Less than a week after President Barack Obama announced plans to overhaul controversial NSA phone data collection program, an independent review board has questioned the program's legality. According to a Washington Post report, the Privacy and Civil Liberties Oversight Board, which became an independent agency in 2007, has concluded that the program is illegal and should end.

The five member board, which was established at the urging of the 9/11 commission, said that the Section 215 of the USA Patriot Act, statute on which the NSA's program is based, doesn't provide a complete basis to support the program.

The board didn't agree with the reasoning given by many federal surveillance court judges in saying that the program cannot be grounded in section 215, which requires that the records sought should be relevant to an authorized investigation. It said that billions of records, that are collected by the NSA on a daily basis, cannot be relevant to a single investigation.

The federal privacy watchdog opposed the idea of companies holding data for longer than they do now, and also didn't agree with having a third-party to hold the data. It said that even without the NSA's program, the government could seek phone records from the companies through traditional court orders.
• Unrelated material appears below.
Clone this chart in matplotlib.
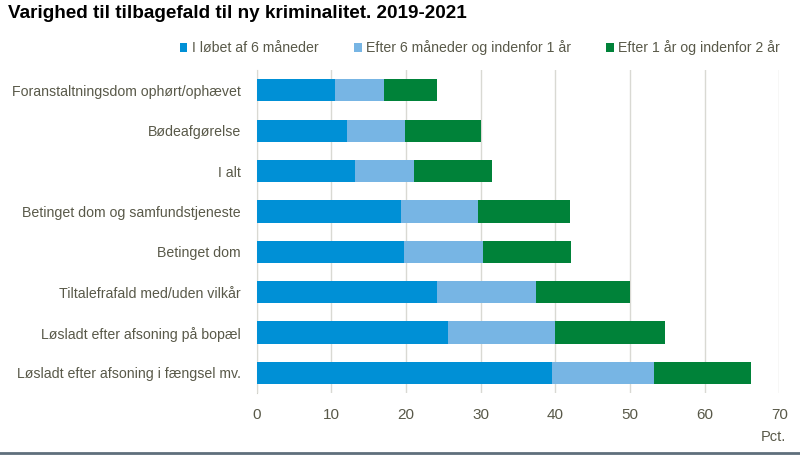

A similar thought was echoed by the presidentially appointed review panel.

In response to the argument that the program was necessary especially after investigation agencies failed to detect Khalid al-Mihdhar, an al Qaeda terrorist, who was present in the U.S. before the 9/11 attacks, the board said that the failure was due to a "lack of information sharing among federal agencies, not of a lack of surveillance capabilities".

The board's findings are laid out in a 238-page report, which is scheduled to be released Thursday. The report presents a detailed analysis of the metadata program's value and legality.